Snap Inc. announced on Wednesday a sweeping restructuring plan that will eliminate approximately 1,000 positions, or 16% of its global workforce, as the social media giant aggressively integrates artificial intelligence (AI) to replace traditional labor roles.
The layoffs, which include the closure of 300 additional open positions, represent a definitive shift in the company’s operating model. In a memo to employees, CEO Evan Spiegel framed the move as a necessary evolution driven by the “rapid advancements” of AI technology. According to Spiegel, the automation of “repetitive work” will allow the company to operate with “small squads” that prioritize speed and efficiency over headcount.
The restructuring is not merely a cost-cutting measure but a fundamental redesign of how the Snapchat parent operates.
In a regulatory filing, Snap revealed that at least 65% of its new code is now generated by AI. The company plans to further transform its internal business model by distributing critical tasks between human teams and “increasingly capable AI agents.”
The technological reorganization is expected to yield significant financial benefits, with the company projecting more than $500 million in annualized cost savings by the second half of 2026.
“Snap faces a crucible moment — squeezed between giants with enormous resources and nimble startups moving fast,” the company said in an investor presentation. “To meet this moment, we are pivoting toward profitable growth.”
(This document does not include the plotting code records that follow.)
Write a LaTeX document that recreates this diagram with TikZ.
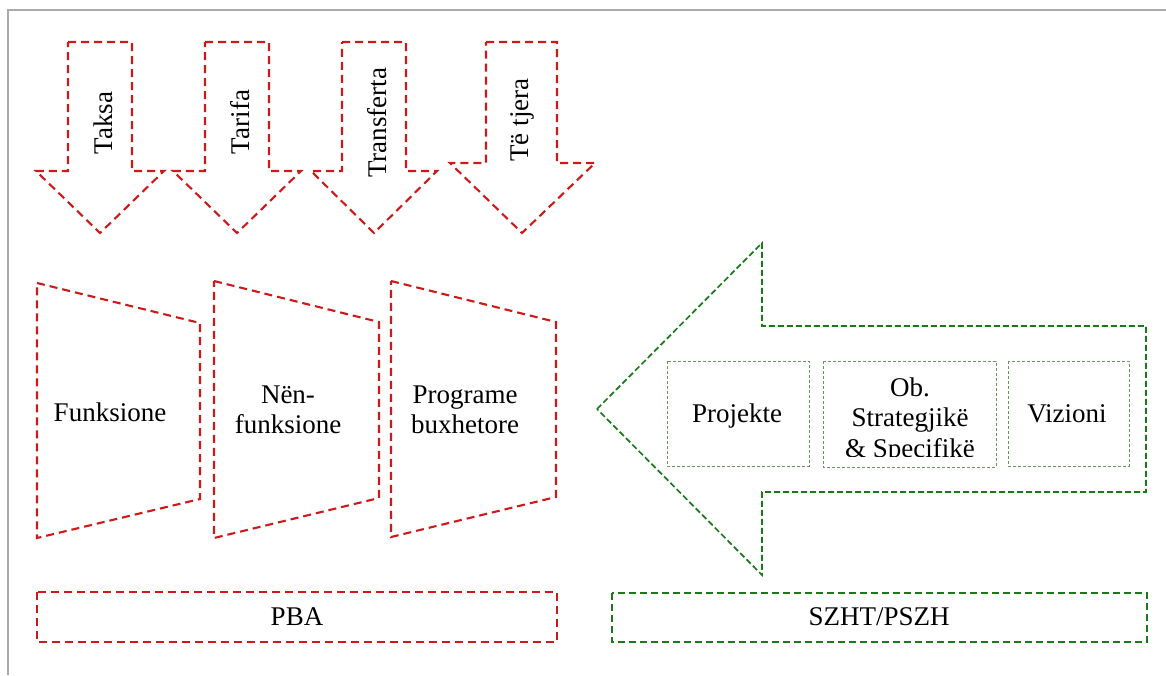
\documentclass[tikz,border=0pt]{standalone}
\usepackage{fontspec}
\setmainfont{Liberation Serif}
\definecolor{rd}{HTML}{D01818}
\definecolor{gn}{HTML}{1A7A1A}
\definecolor{lg}{HTML}{6A985C}
\definecolor{fr}{HTML}{AAAAAA}
\tikzset{
  reddash/.style={draw=rd, line width=2.1pt, dash pattern=on 8pt off 5pt, line join=miter},
  greendash/.style={draw=gn, line width=1.7pt, dash pattern=on 6pt off 3pt},
  greenbox/.style={draw=gn, line width=2.1pt, dash pattern=on 7pt off 4pt},
  innerbox/.style={draw=lg, line width=1pt, dash pattern=on 3pt off 2pt},
  txt/.style={font=\fontsize{27}{30.5}\selectfont, align=center, inner sep=0pt, text=black},
}
\begin{document}
\begin{tikzpicture}[x=1pt, y=-1pt]
\useasboundingbox (0,0) rectangle (1166,675);
% frame
\draw[fr, line width=2pt] (8,675) -- (8,10) -- (1166,10);

% downward arrows
\draw[reddash] (68,42) -- (132,42) -- (132,171) -- (164,171) -- (100,233) -- (36,171) -- (68,171) -- cycle;
\draw[reddash] (205,42) -- (269,42) -- (269,171) -- (301,171) -- (237,233) -- (173,171) -- (205,171) -- cycle;
\draw[reddash] (342,42) -- (406,42) -- (406,171) -- (437,171) -- (374,233) -- (311,171) -- (342,171) -- cycle;
\draw[reddash] (486,42) -- (557,42) -- (557,163) -- (595,163) -- (522,233) -- (450,163) -- (486,163) -- cycle;
\node[txt, rotate=90] (taksa) at (103,123) {Taksa};
\node[txt, rotate=90] (tarifa) at (240,122) {Tarifa};
\node[txt, rotate=90] (transferta) at (377,123) {Transferta};
\node[txt, rotate=90] (tetjera) at (522,120) {Të tjera};

% trapezoids
\draw[reddash] (37,283) -- (200,323) -- (200,499) -- (37,538) -- cycle;
\draw[reddash] (214,281) -- (379,322) -- (379,498) -- (214,538) -- cycle;
\draw[reddash] (391,281) -- (556,322) -- (556,497) -- (391,537) -- cycle;
\node[txt] (funk) at (110,412) {Funksione};
\node[txt] (nenf) at (288,410) {Nën-\\funksione};
\node[txt] (prog) at (465,410) {Programe\\buxhetore};

% big green arrow
\draw[greendash] (597,409) -- (762,243) -- (762,326) -- (1146,326) -- (1146,492) -- (762,492) -- (762,575) -- cycle;
\draw[innerbox] (667,361) rectangle (809,466);
\draw[innerbox] (823,361) rectangle (996,467);
\draw[innerbox] (1008,361) rectangle (1129,466);
\node[txt, anchor=base] (proj) at (737,422) {Projekte};
\node[txt, anchor=base] (viz) at (1067,422) {Vizioni};
\begin{scope}
\clip (824,362) rectangle (995,456);
\node[txt] (obs) at (910,420) {Ob.\\Strategjikë\\\& Specifikë};
\end{scope}

% bottom boxes
\draw[reddash] (37,592) rectangle (557,642);
\node[txt] (pba) at (297,617) {PBA};
\draw[greenbox] (612,593) rectangle (1147,642);
\node[txt] (szht) at (879,617) {SZHT/PSZH};
\end{tikzpicture}
\end{document}
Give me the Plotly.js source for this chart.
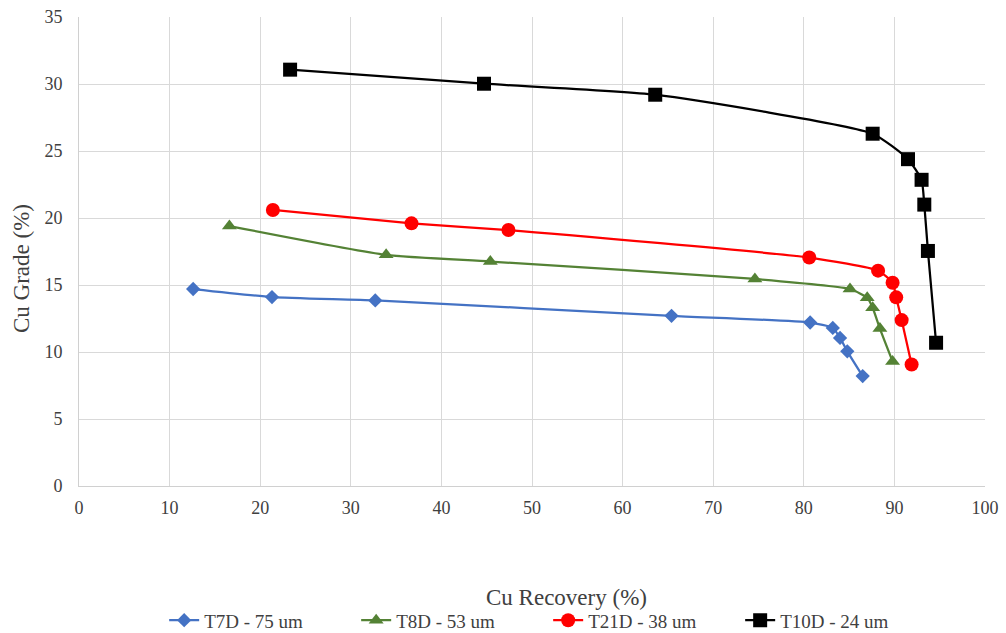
<!DOCTYPE html>
<html>
<head>
<meta charset="utf-8">
<script src="https://cdn.plot.ly/plotly-3.0.1.min.js"></script>
<style>html,body{margin:0;padding:0;background:#fff;}#chart{width:1006px;height:633px;}</style>
</head>
<body>
<div id="chart"></div>
<script>
// T7D - 75 um
const t7dRecovery = [12.6, 21.3, 32.7, 65.4, 80.7, 83.2, 84.0, 84.8, 86.5];
const t7dGrade    = [14.7, 14.1, 13.85, 12.7, 12.2, 11.8, 11.05, 10.05, 8.2];
// T8D - 53 um
const t8dRecovery = [16.6, 33.9, 45.4, 74.6, 85.1, 87.0, 87.6, 88.4, 89.8];
const t8dGrade    = [19.4, 17.25, 16.75, 15.45, 14.7, 14.05, 13.3, 11.75, 9.3];
// T21D - 38 um
const t21dRecovery = [21.4, 36.7, 47.4, 80.6, 88.2, 89.8, 90.2, 90.8, 91.9];
const t21dGrade    = [20.6, 19.6, 19.1, 17.05, 16.07, 15.17, 14.08, 12.38, 9.07];
// T10D - 24 um
const t10dRecovery = [23.3, 44.7, 63.6, 87.6, 91.5, 93.0, 93.3, 93.7, 94.6];
const t10dGrade    = [31.07, 30.02, 29.2, 26.29, 24.39, 22.85, 21.0, 17.54, 10.69];

const seriesNames = ["T7D - 75 um", "T8D - 53 um", "T21D - 38 um", "T10D - 24 um"];
const xTitle = "Cu Recovery (%)";
const yTitle = "Cu Grade (%)";
const xTicks = [0, 10, 20, 30, 40, 50, 60, 70, 80, 90, 100];
const yTicks = [0, 5, 10, 15, 20, 25, 30, 35];

function mk(x, y, name, color, symbol, size) {
  return {
    x: x, y: y, name: name, type: 'scatter', mode: 'lines+markers',
    line: {color: color, width: 2.25, shape: 'spline', smoothing: 0.5},
    marker: {color: color, symbol: symbol, size: size, line: {width: 0}}
  };
}

const data = [
  mk(t7dRecovery, t7dGrade, seriesNames[0], '#4472C4', 'diamond', 11),
  mk(t8dRecovery, t8dGrade, seriesNames[1], '#548235', 'triangle-up', 13),
  mk(t21dRecovery, t21dGrade, seriesNames[2], '#FF0000', 'circle', 14),
  mk(t10dRecovery, t10dGrade, seriesNames[3], '#000000', 'square', 14)
];

const fontFam = 'Liberation Serif, Times New Roman, serif';
const titleFont = {family: fontFam, size: 23, color: '#404040'};
const layout = {
  width: 1006, height: 633,
  margin: {l: 79, r: 21, t: 17, b: 147, pad: 0, autoexpand: false},
  paper_bgcolor: '#ffffff', plot_bgcolor: '#ffffff',
  font: {family: fontFam, color: '#404040', size: 18},
  showlegend: true,
  legend: {
    orientation: 'h', x: 0.094, xanchor: 'left', y: -0.246, yanchor: 'top',
    font: {family: fontFam, size: 19, color: '#404040'},
    entrywidth: 147, entrywidthmode: 'pixels', itemwidth: 30,
    tracegroupgap: 0
  },
  xaxis: {
    range: [0, 100], tickvals: xTicks, ticktext: xTicks.map(String),
    showgrid: true, gridcolor: '#d9d9d9', gridwidth: 1,
    showline: true, linecolor: '#d0d0d0', linewidth: 1, mirror: false,
    zeroline: false, ticks: '', ticklen: 0, ticklabelstandoff: 5,
    tickfont: {family: fontFam, size: 18, color: '#404040'}
  },
  yaxis: {
    range: [0, 35], tickvals: yTicks, ticktext: yTicks.map(String),
    showgrid: true, gridcolor: '#d9d9d9', gridwidth: 1,
    showline: true, linecolor: '#d0d0d0', linewidth: 1,
    zeroline: false, ticks: '', ticklen: 0, ticklabelstandoff: 12,
    tickfont: {family: fontFam, size: 18, color: '#404040'}
  },
  annotations: [
    {text: xTitle, xref: 'paper', yref: 'paper', x: 0.5386, y: -0.2367,
     xanchor: 'center', yanchor: 'middle', showarrow: false, font: titleFont},
    {text: yTitle, xref: 'paper', yref: 'paper', x: -0.0629, y: 0.4627,
     xanchor: 'center', yanchor: 'middle', textangle: -90, showarrow: false, font: titleFont}
  ]
};

Plotly.newPlot('chart', data, layout, {displayModeBar: false, staticPlot: true});
</script>
</body>
</html>
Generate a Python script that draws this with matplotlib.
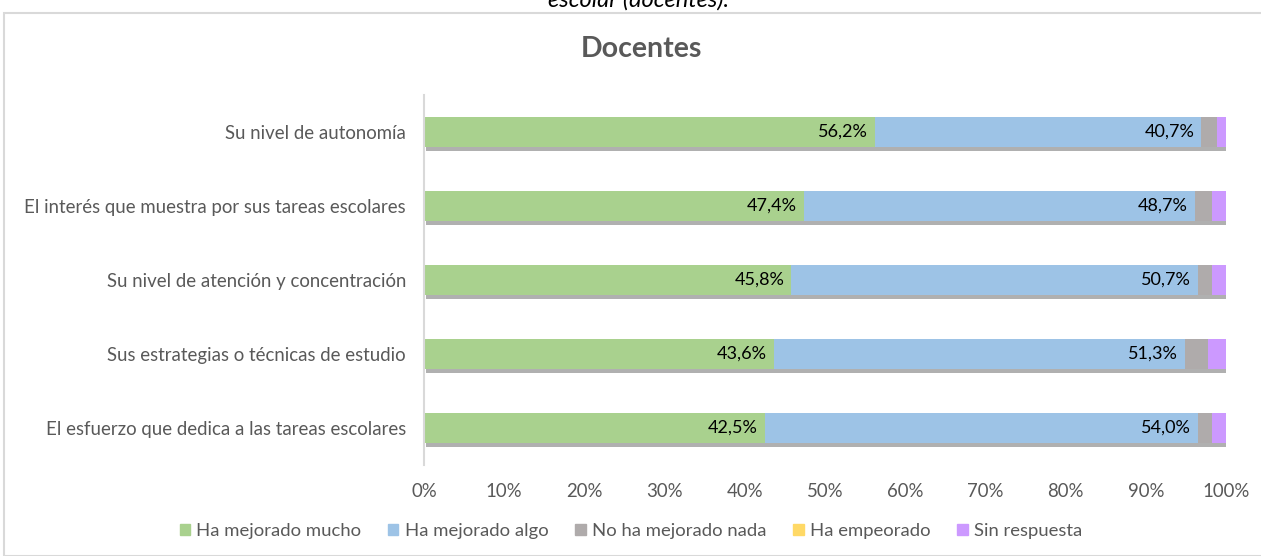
import matplotlib
matplotlib.use("Agg")
import matplotlib.pyplot as plt
import matplotlib.patheffects as pe
from matplotlib.patches import Rectangle
import numpy as np

categories = [
    "Su nivel de autonomía",
    "El interés que muestra por sus tareas escolares",
    "Su nivel de atención y concentración",
    "Sus estrategias o técnicas de estudio",
    "El esfuerzo que dedica a las tareas escolares",
]
series_names = ["Ha mejorado mucho", "Ha mejorado algo", "No ha mejorado nada",
                "Ha empeorado", "Sin respuesta"]
mucho = [56.2, 47.4, 45.8, 43.6, 42.5]
algo = [40.7, 48.7, 50.7, 51.3, 54.0]
nada = [2.0, 2.2, 1.8, 2.8, 1.8]
empeorado = [0.0, 0.0, 0.0, 0.0, 0.0]
sin_resp = [1.1, 1.7, 1.7, 2.3, 1.7]
colors = ["#A9D18E", "#9DC3E6", "#AFABAB", "#FFD966", "#CC99FF"]
xticks = [0, 10, 20, 30, 40, 50, 60, 70, 80, 90, 100]

plt.rcParams['font.family'] = ['Lato', 'DejaVu Sans']
txt = "#595959"

fig = plt.figure(figsize=(12.61, 5.56), dpi=100)
fig.patches.append(Rectangle((4/1261, 0), 1.0, 1 - 13/556, transform=fig.transFigure,
                             fill=False, edgecolor="#D9D9D9", linewidth=1.5))
fig.text(638/1261, 1 - 0/556, "escolar (docentes).", ha="center", va="center",
         fontsize=17, style="italic", color="black")
fig.text(641/1261, 1 - 49/556, "Docentes", ha="center", va="center",
         fontsize=20.5, fontweight="bold", color=txt)

ax = fig.add_axes([424/1261, 91/556, 802/1261, 370/556])
y = np.arange(len(categories))
data = [mucho, algo, nada, empeorado, sin_resp]
left = np.zeros(len(categories))
shadow = [pe.SimplePatchShadow(offset=(1.5, -3), shadow_rgbFace="#6F6F6F", alpha=0.55), pe.Normal()]
for vals, c, name in zip(data, colors, series_names):
    b = ax.barh(y, vals, left=left, height=0.41, color=c, label=name, edgecolor="none")
    for p in b.patches:
        p.set_path_effects(shadow)
    left = left + np.array(vals)

# data labels for the first two series, right-aligned inside segment ends
cum = np.zeros(len(categories))
for vals in data[:2]:
    cum = cum + np.array(vals)
    for yi, (end, v) in enumerate(zip(cum, vals)):
        ax.annotate(f"{v:.1f}%".replace(".", ","), xy=(end, yi), xytext=(-5, 0),
                    textcoords="offset points", ha="right", va="center",
                    fontsize=13, color="black")

ax.set_xlim(0, 100)
ax.set_ylim(len(categories) - 0.5, -0.5)
ax.set_yticks(y)
ax.set_yticklabels(categories, fontsize=13.4, color=txt)
ax.set_xticks(xticks)
ax.set_xticklabels([f"{t}%" for t in xticks], fontsize=13.4, color=txt)
ax.tick_params(axis="both", length=0)
ax.tick_params(axis="y", pad=13)
ax.tick_params(axis="x", pad=13)
for s in ["top", "right", "bottom"]:
    ax.spines[s].set_visible(False)
ax.spines["left"].set_color("#D9D9D9")
ax.spines["left"].set_linewidth(1.5)

handles = [Rectangle((0, 0), 1, 1, color=c) for c in colors]
fig.legend(handles, series_names, loc="center", bbox_to_anchor=(631/1261, 1 - 531/556),
           ncol=5, frameon=False, fontsize=13.3, labelcolor=txt,
           handlelength=0.55, handleheight=0.55, handletextpad=0.35, columnspacing=1.45)

fig.savefig("out.png", dpi=100)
The announcement follows mounting pressure from activist investor Irenic Capital Management, which holds a 2.5% stake in the company and has pushed for portfolio optimization. Wall Street appeared to welcome the leaner strategy; Snap shares surged more than 10% in premarket trading following the news, despite the stock being down roughly 31% for the year.
The company also provided an optimistic financial outlook, forecasting a 12% rise in first-quarter revenue to approximately $1.53 billion. This growth is expected to be driven by “Snapchat+” subscriptions and higher-margin advertising placements.
Snap is the latest in a string of tech titans — including Meta Platforms Inc., Amazon.com Inc., and Oracle Corp. — to downsize this year. However, Snap’s explicit link between job losses and AI efficiency marks a growing trend in the industry. Leadership at firms like Atlassian Inc. and Block Inc. have recently echoed Spiegel’s sentiment, suggesting that AI is fundamentally altering workforce requirements.
“Elon Musk has proven you can both increase feature velocity and do it with less people after he acquired Twitter. Then you throw in AI and the exponential gains you can get from AI, especially in coding and call center operations. Bingo,” said Steven Dickens, CEO and principal analyst at HyperFRAME Research.
“Snap is at its core a social media and ad business, do you really need a lot of people to develop the code base and run that business in 2026? AI can drive acceleration both with ad placement and innovation, and develop core social features faster, which equals layoffs,” Dickens said. “At a societal level we will see prosperity and overall goodness from AI, but job role and companies will see dislocation.
“Think farriers after the Model T. But also, we will see new roles come about because of AI, think car mechanics to service Model Ts.”
For the departing employees, Snap is offering a severance package that includes four months of pay, continued healthcare coverage, and equity vesting. North American staff were instructed to work from home on Wednesday as the company began notifying those affected.
“These decisions are incredibly difficult,” a Snap spokesperson said in a statement. “We are committed to supporting our colleagues who are leaving Snap through this transition.”
As of late last year, Snap employed 5,261 full-time workers. This latest round of cuts follows a 20% reduction in 2022 and a 10% cut in early 2024, signaling a permanent shift toward a leaner, AI-centric corporate structure.